A pesar de esta huida hacia nuevos horizontes, el campo no se dejó, y aunque los labriegos ya no vivían en Aniago continuaron cultivando hasta nuestros días, de tal forma que el cereal y otros productos mantienen lo que antiguamente fue un importante monasterio del que ya sólo quedan ruinas y recuerdos en papel.

Mar de surcos

La siembra no era la única labor que se llevaba a cabo en este entorno, sino que la caza menor copaba las horas de fin de semana en las que los aparejos descansaban. Una referencia a ello la encontramos en la obra ‘Diario de un cazador’ de Miguel Delibes, donde el autor habla de cómo se disputaba las perdices con su cuadrilla en el Camino de la Cerviguera y menciona las ruinas de la antigua cartuja de Aniago; una parada en la que el literato disfrutaba, no solo por la historia a las espaldas del sitio, sino por su valor paisajístico, al que describe como “un mar de surcos que hasta duelen los ojos de la perspectiva”.

Tras la jornada con la escopeta al hombro, el escritor se deleitaba con lo que quedaba del antiguo monasterio y las casas que lo colindaban, que no era mucho, ya que del centro religioso, un día visitado por reyes y grandes emperadores, sólo se conservaba y se conserva la humilde estructura original, destacando la iglesia de estilo gótico y su alta espadaña. En el interior, todavía se atisban decorados en escayola y un arco de piedra, y en la parte de la finca que mira al Adaja aún se puede ver donde un día se ubicaron las dependencias de los monjes.
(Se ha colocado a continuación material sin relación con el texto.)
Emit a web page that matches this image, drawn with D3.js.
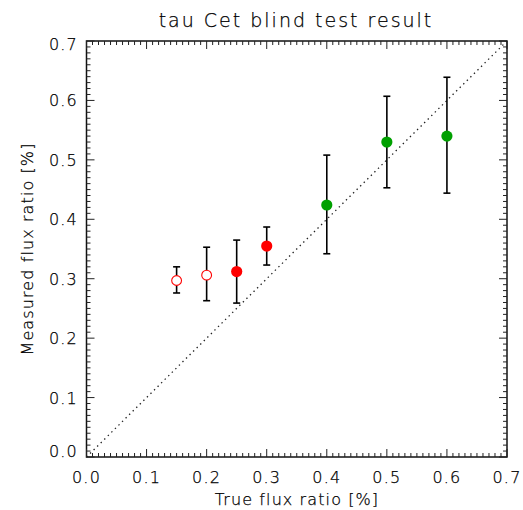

Reyes, eclesiásticos y campesinos transitaron hace siglos Aniago, hoy despoblado y con la única vida de la fauna y la flora que campa a sus anchas entre tapiales, y aunque casi en el olvido, los vestigios de lo que fue aún resuenan cuando los curiosos, cazadores o agricultores, pasean por las ahora calles imaginarias en las que el rumor de la gente que las recorría se ha convertido en un silencio que cuenta la historia que las precedió.